Anonymous Coward says:

Re: Re: Re:2

So why do walkie-talkies have both a speaker and a microphone if each does the exact same job as the other?

The statement was “kind of” the same, not exactly the same. The general reasons for devices to have both are so that they can do both at the same time, and because they have different requirements in terms of sensitivity/volume, directionality, and frequency; also, microphone arrays can be used to improve fidelity.

But the choice of whether to use a particular voice coil to make vibrations or to detect them is often more about software than hardware.

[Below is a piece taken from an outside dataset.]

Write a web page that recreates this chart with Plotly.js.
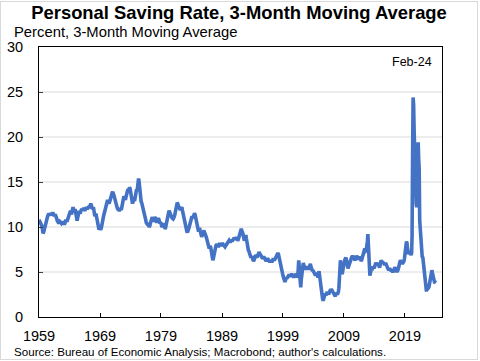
<!DOCTYPE html>
<html>
<head>
<meta charset="utf-8">
<script src="https://cdn.plot.ly/plotly-3.0.1.min.js"></script>
<style>
  html, body { margin: 0; padding: 0; background: #ffffff; }
  #wrap { position: relative; width: 480px; height: 361px; overflow: hidden; }
  #chart { position: absolute; left: 0; top: 0; width: 480px; height: 361px; }
  #frame { position: absolute; left: 0; top: 1px; width: 476px; height: 357px; border: 1px solid #d9d9d9; pointer-events: none; }
</style>
</head>
<body>
<div id="wrap"><div id="chart"></div><div id="frame"></div></div>
<script>
// Personal saving rate, 3-month moving average, monthly, starting Jan 1959
const startYear = 1959;
const rate1959to1968 = [
  10.8,10.7,10.6,10.5,10.4,10.2,10.0,9.6,9.3,9.4,9.6,9.9,
  10.2,10.4,10.6,10.8,11.0,11.2,11.3,11.5,11.4,11.3,11.4,11.5,
  11.4,11.3,11.5,11.6,11.5,11.4,11.2,11.3,11.4,11.3,11.1,10.9,
  10.7,10.6,10.5,10.4,10.5,10.6,10.5,10.4,10.4,10.5,10.6,10.5,
  10.5,10.4,10.3,10.4,10.6,10.8,10.7,10.6,10.8,11.0,11.2,11.3,
  11.4,11.6,11.8,11.6,11.4,11.7,12.0,12.2,11.9,11.6,11.8,12.0,
  11.6,11.2,10.8,10.7,11.0,11.4,11.7,11.8,11.6,11.5,11.7,11.9,
  12.0,11.9,11.8,12.0,12.1,12.0,11.8,11.9,12.1,12.2,12.1,12.0,
  12.1,12.2,12.3,12.1,12.2,12.5,12.6,12.4,12.2,12.0,12.1,12.2,
  11.9,11.5,11.2,11.3,11.5,11.2,10.8,10.4,10.0,9.8,9.7,9.9
];
const rate1969to1978 = [
  9.8,9.7,9.8,10.0,10.2,10.5,10.9,11.2,11.4,11.6,11.9,12.2,
  12.4,12.6,12.8,13.0,12.9,12.7,12.6,12.8,13.1,13.3,13.5,13.7,
  13.8,13.9,13.8,13.6,13.4,13.2,12.9,12.6,12.4,12.2,12.1,12.0,
  12.0,11.9,11.8,11.9,12.1,12.0,11.9,12.2,12.6,12.9,13.2,13.4,
  13.3,13.1,13.0,13.3,13.6,13.9,14.1,14.2,14.0,14.2,14.4,14.3,
  14.0,13.6,13.2,12.8,12.6,12.8,13.1,13.0,12.9,13.2,13.6,14.0,
  14.2,14.0,14.3,14.9,15.4,15.0,14.2,13.5,13.0,12.8,12.7,12.5,
  12.3,12.1,11.8,11.5,11.3,11.1,10.8,10.5,10.3,10.2,10.2,10.3,
  10.2,10.0,10.1,10.4,10.7,10.9,11.0,11.1,10.8,10.6,10.7,10.9,
  11.1,11.0,10.8,10.6,10.5,10.7,10.9,11.0,10.8,10.6,10.4,10.5
];
const rate1979to1988 = [
  10.4,10.2,10.0,10.1,10.3,10.4,10.2,10.0,9.8,9.9,10.2,10.6,
  10.9,11.2,11.4,11.6,11.8,11.6,11.4,11.3,11.2,11.1,11.0,10.9,
  10.9,11.0,11.1,11.3,11.6,11.9,12.2,12.5,12.7,12.6,12.4,12.2,
  12.1,12.0,11.9,12.0,12.1,12.2,11.9,11.6,11.2,10.9,10.6,10.3,
  10.0,9.8,9.6,9.5,9.4,9.5,9.7,9.9,10.2,10.5,10.8,11.0,
  11.1,11.2,11.1,11.0,11.2,11.4,11.5,11.4,11.2,10.9,10.6,10.3,
  10.0,9.7,9.5,9.7,9.9,9.6,9.3,9.0,8.9,9.1,9.3,9.5,
  9.6,9.5,9.4,9.3,9.1,8.9,8.7,8.5,8.2,7.9,7.7,7.6,
  7.8,7.9,7.7,7.2,6.7,6.4,6.3,6.5,6.9,7.3,7.6,7.8,
  7.9,8.0,8.1,8.0,7.9,7.8,7.9,8.1,8.2,8.0,7.9,8.0
];
const rate1989to1998 = [
  8.1,8.2,8.1,8.0,7.9,7.8,7.8,7.9,8.0,8.1,8.2,8.3,
  8.3,8.4,8.5,8.4,8.3,8.4,8.6,8.5,8.4,8.5,8.6,8.7,
  8.8,8.7,8.6,8.7,8.9,8.8,8.6,8.5,8.6,8.8,9.0,9.2,
  9.4,9.7,9.8,9.6,9.5,9.3,9.0,8.7,8.5,8.6,8.9,9.1,
  8.7,8.2,7.8,7.6,7.4,7.3,7.0,6.8,6.7,6.6,6.7,6.8,
  6.5,6.3,6.2,6.3,6.5,6.6,6.8,6.9,6.7,6.6,6.8,7.0,
  7.1,7.2,7.1,7.0,6.9,6.8,6.7,6.6,6.5,6.6,6.7,6.6,
  6.5,6.4,6.3,6.2,6.3,6.4,6.5,6.4,6.3,6.2,6.1,6.2,
  6.3,6.2,6.1,6.2,6.4,6.5,6.4,6.3,6.4,6.5,6.6,6.8,
  6.9,7.0,7.1,7.0,6.7,6.4,6.1,5.8,5.4,5.0,4.8,4.7
];
const rate1999to2008 = [
  4.6,4.4,4.2,4.0,3.9,4.1,4.3,4.4,4.3,4.4,4.5,4.6,
  4.7,4.6,4.5,4.6,4.7,4.8,4.7,4.6,4.5,4.4,4.5,4.6,
  4.6,4.7,4.8,4.6,4.4,4.5,5.3,6.3,5.6,4.6,3.6,3.3,
  4.2,5.0,5.6,5.9,6.0,5.8,5.6,5.4,5.3,5.4,5.5,5.6,
  5.5,5.4,5.3,5.4,5.6,5.8,5.9,5.6,5.3,5.2,5.1,5.2,
  5.1,5.0,4.8,4.7,4.6,4.8,4.9,4.7,4.5,4.4,4.8,5.1,
  4.6,4.0,3.4,3.0,2.6,2.3,2.0,1.8,2.0,2.3,2.5,2.6,
  2.5,2.4,2.6,2.8,2.7,2.6,2.5,2.7,2.9,3.0,3.1,3.0,
  3.0,2.9,2.8,2.7,2.6,2.5,2.4,2.3,2.5,2.7,2.6,2.5,
  2.6,2.8,3.2,3.9,5.2,6.3,5.9,5.2,4.8,4.9,5.3,5.8
];
const rate2009to2018 = [
  6.2,6.3,6.4,6.5,6.6,6.3,5.8,5.5,5.4,5.6,5.8,6.0,
  6.3,6.4,6.5,6.6,6.7,6.8,6.7,6.6,6.5,6.4,6.3,6.5,
  6.7,6.8,6.7,6.5,6.4,6.5,6.6,6.7,6.5,6.3,6.2,6.4,
  6.6,6.9,7.0,7.2,7.4,7.6,7.5,7.4,7.5,7.8,8.4,9.2,
  8.0,6.5,4.8,4.6,4.9,5.2,5.3,5.2,5.4,5.6,5.5,5.4,
  5.5,5.7,5.9,6.0,5.9,5.8,5.9,6.0,5.8,5.6,5.5,5.7,
  6.0,6.3,6.2,6.1,6.0,6.1,6.0,5.9,5.8,5.9,6.0,5.9,
  5.7,5.5,5.4,5.3,5.2,5.3,5.4,5.3,5.2,5.1,5.2,5.1,
  5.0,5.1,5.2,5.4,5.5,5.4,5.3,5.2,5.0,5.1,5.2,5.3,
  5.6,5.9,6.1,6.3,6.2,6.0,6.0,5.9,6.0,6.1,6.2,6.5
];
const rate2019to2024 = [
  7.0,7.6,8.0,8.4,8.2,7.6,7.2,7.0,7.1,7.2,7.1,7.0,
  6.9,7.1,9.0,17.7,24.4,23.6,20.8,17.5,15.9,14.2,12.6,12.2,
  15.2,15.5,19.4,17.5,16.4,10.7,9.7,9.1,8.3,7.3,6.6,6.7,
  6.2,5.4,4.8,4.1,3.5,3.2,3.0,3.0,3.1,3.0,3.1,3.3,
  3.6,4.1,4.5,4.8,5.0,5.2,4.9,4.5,4.2,4.0,3.9,3.9,
  3.8,3.8
];
const yTickVals = [0, 5, 10, 15, 20, 25, 30];
const xTickYears = [1959, 1969, 1979, 1989, 1999, 2009, 2019];

const titleText = 'Personal Saving Rate, 3-Month Moving Average';
const unitText = 'Percent, 3-Month Moving Average';
const sourceText = "Source: Bureau of Economic Analysis; Macrobond; author's calculations.";
const lastLabel = 'Feb-24';

const rates = [].concat(rate1959to1968, rate1969to1978, rate1979to1988,
  rate1989to1998, rate1999to2008, rate2009to2018, rate2019to2024);
const dates = rates.map((_, i) => {
  const y = startYear + Math.floor(i / 12);
  const m = (i % 12) + 1;
  return y + '-' + String(m).padStart(2, '0') + '-01';
});

const FONT = 'Arial, "Liberation Sans", sans-serif';

const trace = {
  x: dates, y: rates, type: 'scatter', mode: 'lines',
  line: { color: '#4472C4', width: 3.6 },
  hoverinfo: 'skip'
};

const layout = {
  width: 480, height: 361,
  margin: { l: 39, r: 38, t: 47, b: 44, pad: 0 },
  paper_bgcolor: '#ffffff', plot_bgcolor: '#ffffff',
  showlegend: false,
  font: { family: FONT, color: '#000000', size: 14 },
  title: {
    text: '<b>' + titleText + '</b>',
    font: { family: FONT, size: 18.4, color: '#000000' },
    x: 0.498, xref: 'container', xanchor: 'center',
    y: 1 - 13 / 361, yref: 'container', yanchor: 'middle'
  },
  xaxis: {
    type: 'date',
    range: ['1959-01-01', '2025-01-26'],
    tickmode: 'array',
    tickvals: xTickYears.map(y => y + '-01-01'),
    ticktext: xTickYears.map(String),
    ticks: 'inside', ticklen: 4, tickwidth: 1, tickcolor: '#000000',
    showline: true, linecolor: '#000000', linewidth: 1, mirror: true,
    showgrid: false, zeroline: false,
    tickfont: { family: FONT, size: 14.5, color: '#000000' },
    ticklabelstandoff: 6
  },
  yaxis: {
    range: [0, 30],
    tickmode: 'array', tickvals: yTickVals, ticktext: yTickVals.map(String),
    ticks: 'inside', ticklen: 4, tickwidth: 1, tickcolor: '#404040',
    showline: true, linecolor: '#000000', linewidth: 1, mirror: true,
    showgrid: true, gridcolor: '#ededed', gridwidth: 1.5,
    zeroline: false,
    tickfont: { family: FONT, size: 14.5, color: '#000000' },
    ticklabelstandoff: 12
  },
  annotations: [
    { text: unitText, xref: 'paper', yref: 'paper',
      x: (12 - 39) / 403, y: (317.3 - 31) / 270.8, xanchor: 'left', yanchor: 'middle',
      showarrow: false, font: { family: FONT, size: 14.8, color: '#000000' } },
    { text: sourceText, xref: 'paper', yref: 'paper',
      x: (12 - 39) / 403, y: (317.3 - 352) / 270.8, xanchor: 'left', yanchor: 'middle',
      showarrow: false, font: { family: FONT, size: 11.6, color: '#000000' } },
    { text: lastLabel, xref: 'paper', yref: 'paper',
      x: (434 - 39) / 403, y: (317.3 - 62) / 270.8, xanchor: 'right', yanchor: 'middle',
      showarrow: false, font: { family: FONT, size: 12.5, color: '#000000' } }
  ]
};

Plotly.newPlot('chart', [trace], layout, { staticPlot: true, displayModeBar: false });
</script>
</body>
</html>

Do not assume that a compromised firmware image couldn’t turn a speaker into a poor-quality microphone. (Perhaps directly at the sound controller, or perhaps by using a system-on-chip’s pin-multiplexor to re-route those pins to a general-purpose-input/output sub-system.)

D says:

Re: How to prevent Active Listening?

Brian, there is no legal way to prevent active listening.

The devices that have the microphones embedded are often owned by the company itself, and which you must return to the company or be charged outrageous amounts later. The devices that are not owned by them are designed to be brittle so if you make changes, they will stop working (at your cost), and any problems related to your devices may be flagged, and used as an excuse to not provide any support to you (i.e. tickets may be opened, but they get closed without notice 30 days later). There already is a communistic social credit system in place by all the baron tech monopolies.

Any technical change would require opening up the hardware, and making permanent changes. The data transfer would also likely occur over interfaces which you do not control (i.e. Coax, baseband modem locked by firmware, etc). The entire thing is a shit show.

There was a research article at one point that discussed a way to disable microphones based on MEMS, using a targeted high frequency tone generator, several years back. Its unclear whether this would be viable as no health and safety testing as done; and it was targeted solely at the microphones picking up the local environment.

31Bob (profile) says:

Re: Re:

On balance they’re probably the least-worst of the major ISPs. They still fucking suck, but at least they’re not Comcast or Charter.

After 25+ years of working with COX business, and techs I would argue this point.

They are the company that disconnects service at your new home because the prior person had a disconnect for their account pending. You still paid for the service. Then they take 2-3 WEEKS to reconnect after their own fuck up.

This is a simple example of the very best of COX.

Anonymous Coward says:

Re: Re: Re:

Many years ago they disconnected me. Early. And right after i’d paid the bill. At their office. (Reconnection as per above.)

Somehow they always have network trouble spots (e.g., some connections on a pole) which fail and end up under repair weekly.

Yeah, Cox isn’t any better, they’re just smaller

D says:

Re: Re: Re:

31Bob, Cox is a archetypal example of what happens in any centralized monopoly, there are other companies following the same mold anytime you get subsidized and cooperate instead of competing these things happen.

Mises had a lot to say about the flaws in centralized systems back in the 30s, of which, Socialism was the largest one. His writings are a pretty damning teardown of the structural elements involved.

Anonymous Coward says:

The U.S. government, keen to bypass warrants by buying consumer data from data brokers themselves, has repeatedly made it clear that making money is more important than consumer trust and public safety.

No, wrong. I’ve been assured by the smartest, most moral people that as long as it’s not the red team in charge, everything is good. It’s only if they happen to control too many things that we have any problems at all.